Wednesday, April 24, 2024

A New York nonprofit called Families for Excellent Schools poured $13.6 million into a Massachusetts charter school ballot question last year. (Photo: Families for Excellent Schools)

With recent ballot questions about charter schools and recreational marijuana in mind, state Rep. Jonathan Hecht is proposing legislation that might counter “deep pocketed” special interest groups with too much sway over how referenda appear before voters.

Hecht

“This is about informing people,” said Hecht, a Watertown Democrat who represents Cambridge in the 29th Middlesex District. “People don’t feel like they are getting enough information.”

The bill to establish a “Citizen’s Review Commission,” which Hecht presented with state Rep.

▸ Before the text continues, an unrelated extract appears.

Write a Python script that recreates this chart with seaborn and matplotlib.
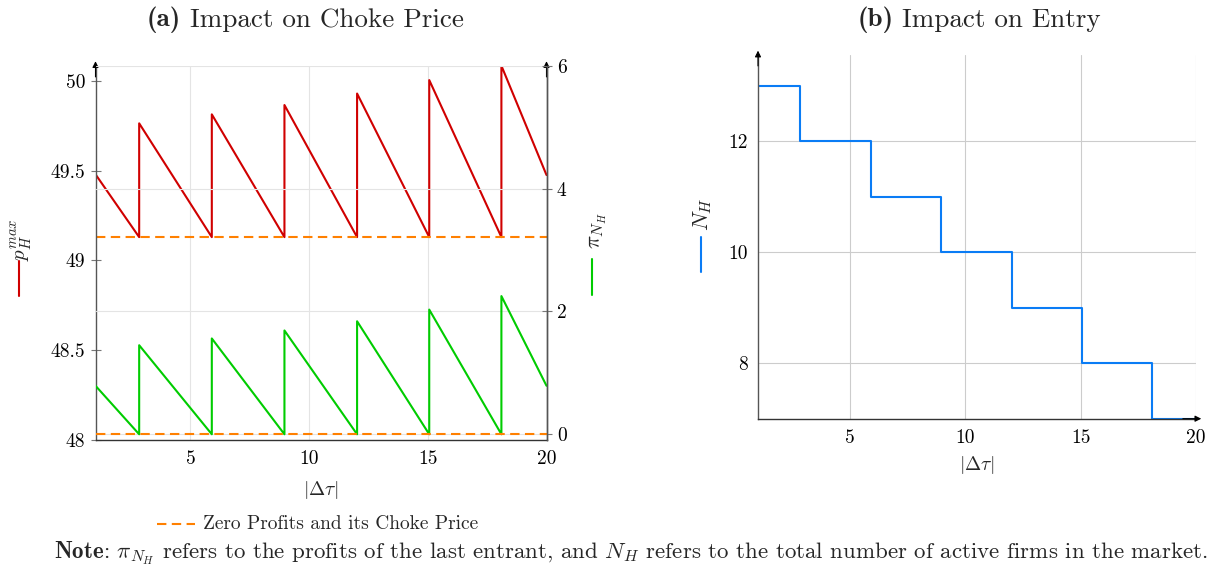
import numpy as np
import pandas as pd
import matplotlib
matplotlib.use("Agg")
import matplotlib.pyplot as plt
from matplotlib.lines import Line2D
import seaborn as sns

# |Δτ| values at which one more firm leaves the market
jump_points = [2.84, 5.90, 8.96, 12.02, 15.06, 18.10]
tau_min, tau_max = 1, 20

# Choke price p_H^max
choke_start = 49.48
choke_peaks = [49.764, 49.814, 49.866, 49.930, 50.005, 50.085]
choke_end = 49.476
zero_profit_choke = 49.13

# Profits of the last entrant π_{N_H}
profit_start = 0.79
profit_peaks = [1.45, 1.56, 1.69, 1.84, 2.03, 2.25]
profit_end = 0.79
zero_profit = 0.0

# Number of active firms N_H
firm_tau = [1, 2.84, 5.90, 8.96, 12.02, 15.06, 18.10, 20]
firm_count = [13, 12, 11, 10, 9, 8, 7, 7]

x_ticks = [5, 10, 15, 20]
price_ticks = [48, 48.5, 49, 49.5, 50]
price_ticklabels = ["48", "48.5", "49", "49.5", "50"]
profit_ticks = [0, 2, 4, 6]
firm_ticks = [8, 10, 12]

RED = "#d00000"
GREEN = "#00cc00"
BLUE = "#0a7cf5"
ORANGE = "#ff8000"
SPINE = "#555555"


def sawtooth(start, peaks, floor, end):
    xs, ys = [tau_min], [start]
    for j, p in zip(jump_points, peaks):
        xs += [j, j]
        ys += [floor, p]
    xs.append(tau_max)
    ys.append(end)
    return pd.DataFrame({"tau": xs, "value": ys})


price_df = sawtooth(choke_start, choke_peaks, zero_profit_choke, choke_end)
profit_df = sawtooth(profit_start, profit_peaks, zero_profit, profit_end)
firms_df = pd.DataFrame({"tau": firm_tau, "firms": firm_count})

sns.set_theme(style="white")
plt.rcParams["font.family"] = ["cmr10", "DejaVu Serif"]
plt.rcParams["mathtext.fontset"] = "cm"
plt.rcParams["axes.formatter.use_mathtext"] = True
plt.rcParams["axes.unicode_minus"] = False

W, H = 1221, 574
fig = plt.figure(figsize=(W / 100, H / 100), dpi=100)


def fx(px):
    return px / W


def fy(py):
    return 1 - py / H


def box(left, top, right, bottom):
    return [fx(left), fy(bottom), fx(right) - fx(left), fy(top) - fy(bottom)]


TICK_FS = 14
TITLE_FS = 19.5


def style_axis(ax):
    ax.tick_params(axis="both", direction="inout", length=7, width=0.8,
                   color="#777777", labelsize=TICK_FS, labelcolor="black", pad=4)
    for s in ax.spines.values():
        s.set_color(SPINE)
        s.set_linewidth(1.0)


def arrow(ax, xy, xytext):
    ax.annotate("", xy=xy, xytext=xytext, xycoords="axes fraction",
                textcoords="axes fraction",
                arrowprops=dict(arrowstyle="-|>", color="black", lw=0.8,
                                mutation_scale=9, shrinkA=0, shrinkB=0),
                annotation_clip=False)


def panel_title(cx, cy, tag, text):
    """Bold tag followed by a roman title, centred on (cx, cy) in pixels."""
    renderer = fig.canvas.get_renderer()
    t1 = fig.text(0, fy(cy), tag, fontfamily="cmb10", fontsize=TITLE_FS,
                  ha="left", va="center")
    t2 = fig.text(0, fy(cy), " " + text, fontsize=TITLE_FS,
                  ha="left", va="center")
    w1 = t1.get_window_extent(renderer).width
    w2 = t2.get_window_extent(renderer).width
    start = cx - (w1 + w2) / 2
    t1.set_x(fx(start))
    t2.set_x(fx(start + w1))


# ---------- (a) choke price and profits ----------
ax = fig.add_axes(box(95.5, 65.7, 546.5, 440))
ax2 = ax.twinx()

sns.lineplot(data=price_df, x="tau", y="value", sort=False, estimator=None,
             color=RED, lw=1.5, ax=ax)
ax.axhline(zero_profit_choke, color=ORANGE, lw=1.5, dashes=(4.5, 2.6))
ax.set_xlim(tau_min, tau_max)
ax.set_ylim(48, 50.085)
ax.set_xticks(x_ticks)
ax.set_xticklabels([str(t) for t in x_ticks])
ax.set_yticks(price_ticks)
ax.set_yticklabels(price_ticklabels)
ax.grid(axis="x", color="#e4e4e4", lw=0.8)
ax.grid(axis="y", visible=False)
ax.set_xlabel("")
ax.set_ylabel("")
style_axis(ax)
ax.spines["top"].set_visible(False)
ax.spines["bottom"].set_color("#333333")

sns.lineplot(data=profit_df, x="tau", y="value", sort=False, estimator=None,
             color=GREEN, lw=1.5, ax=ax2)
ax2.axhline(zero_profit, color=ORANGE, lw=1.5, dashes=(4.5, 2.6))
ax2.set_ylim(-0.093, 6)
ax2.set_yticks(profit_ticks)
ax2.set_yticklabels([str(t) for t in profit_ticks])
ax2.grid(axis="y", color="#e4e4e4", lw=0.8)
ax2.grid(axis="x", visible=False)
ax2.set_axisbelow(True)
ax2.set_ylabel("")
style_axis(ax2)
for side in ["top", "left", "bottom"]:
    ax2.spines[side].set_visible(False)

arrow(ax, (0, 1.012), (0, 0.97))
arrow(ax, (1, 1.012), (1, 0.97))

# ---------- (b) entry ----------
bx = fig.add_axes(box(758, 55, 1196, 418.7))
sns.lineplot(data=firms_df, x="tau", y="firms", drawstyle="steps-post",
             estimator=None, color=BLUE, lw=1.5, ax=bx)
bx.set_xlim(tau_min, tau_max)
bx.set_ylim(7, 13.55)
bx.set_xticks(x_ticks)
bx.set_xticklabels([str(t) for t in x_ticks])
bx.set_yticks(firm_ticks)
bx.set_yticklabels([str(t) for t in firm_ticks])
bx.grid(color="#cccccc", lw=0.8)
bx.set_axisbelow(True)
bx.set_xlabel("")
bx.set_ylabel("")
style_axis(bx)
bx.spines["top"].set_visible(False)
bx.spines["right"].set_visible(False)
bx.spines["bottom"].set_color("#333333")
arrow(bx, (0, 1.012), (0, 0.97))
arrow(bx, (1.012, 0), (0.97, 0))

# ---------- titles, axis labels, legend entries ----------
panel_title(305, 20, "(a)", "Impact on Choke Price")
panel_title(979, 20, "(b)", "Impact on Entry")

fig.text(fx(321), fy(490), r"$|\Delta\tau|$", ha="center", va="center",
         fontsize=TICK_FS)
fig.text(fx(977), fy(465), r"$|\Delta\tau|$", ha="center", va="center",
         fontsize=TICK_FS)

# y-axis legend entries
fig.text(fx(22), fy(240), r"$p_H^{max}$", rotation=90, ha="center",
         va="center", fontsize=15)
fig.add_artist(Line2D([fx(19), fx(19)], [fy(261), fy(296)], color=RED,
                      lw=1.5, transform=fig.transFigure))

fig.text(fx(598), fy(231), r"$\pi_{N_H}$", rotation=90, ha="center",
         va="center", fontsize=16)
fig.add_artist(Line2D([fx(592), fx(592)], [fy(259), fy(295)], color=GREEN,
                      lw=1.5, transform=fig.transFigure))

fig.text(fx(703), fy(214), r"$N_H$", rotation=90, ha="center",
         va="center", fontsize=16)
fig.add_artist(Line2D([fx(701), fx(701)], [fy(237), fy(272)], color=BLUE,
                      lw=1.5, transform=fig.transFigure))

# bottom legend for the zero-profit reference lines
fig.add_artist(Line2D([fx(157), fx(195)], [fy(524), fy(524)], color=ORANGE,
                      lw=1.5, dashes=(4.5, 2.6), transform=fig.transFigure))
fig.text(fx(203), fy(524), "Zero Profits and its Choke Price", ha="left",
         va="center", fontsize=14)

fig.text(fx(631), fy(553),
         r"$\mathbf{Note}$: $\pi_{N_H}$ refers to the profits of the last entrant, "
         r"and $N_H$ refers to the total number of active firms in the market.",
         ha="center", va="center", fontsize=16.5)

fig.savefig("out.png", dpi=100)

Bradford Hill, an Ipswich Republican, would require that with every existing ballot measure, a panel of roughly 18 to 24 Massachusetts residents of voting age would deliberate a question and issue a resulting statement to the general public describing its pros and cons. This would be done through the Citizen’s Initiative Review System – essentially a focus group – that Hecht says will cost $150,000 to $200,000 to implement for each ballot question. “We anticipate starting out with one ballot question in each state election. So that’s $150,000 to $200,000 every other year,” he said.

If the bill passes, the Citizen’s Initiative Review commission will be established through the executive branch and consist of seven commissioners, each appointed by a different government official – for instance, the governor will appoint the chair and the Senate president will appoint a commissioner as well.

Hecht said, “The idea of the CIR is to provide a nonpartisan, citizen source of information.” The panel’s statements would serve to counter the biased and often confusing onslaught of information provided to voters by the campaigns of heavily funded interest groups, such as those backing the legalization of recreational marijuana and charter schools last year. The resulting “citizen’s statement” would be included in voter information guides sent out to the public.

“The way information about marijuana was getting to the voters is through people who have a lot of money,” Hecht said in reference to Question 4, which led to the legalization of recreational marijuana in Massachusetts.

The review concept originated in Oregon and has been used in that state’s elections since 2011. Last August, Hecht’s office partnered with Tufts University’s Tisch College of Civic Life – which pioneered the program in Oregon – and tested the system on the marijuana ballot question with a panel of 20 state residents statistically sampled from a pool of roughly 10,000 randomly selected individuals of voting age.

The results of the pilot project, posted on cirmass2016.org, provide lucid, prioritized key findings – the most salient points supporting and opposing the question and a set of “basic value stakes” to accompany the most salient support or opposition statements. For instance, “safety, responsibility, justice, fairness and freedom” were the basic value statements associated with supporters of legalized pot; the core values of those opposed were “safety, responsibility and public health.”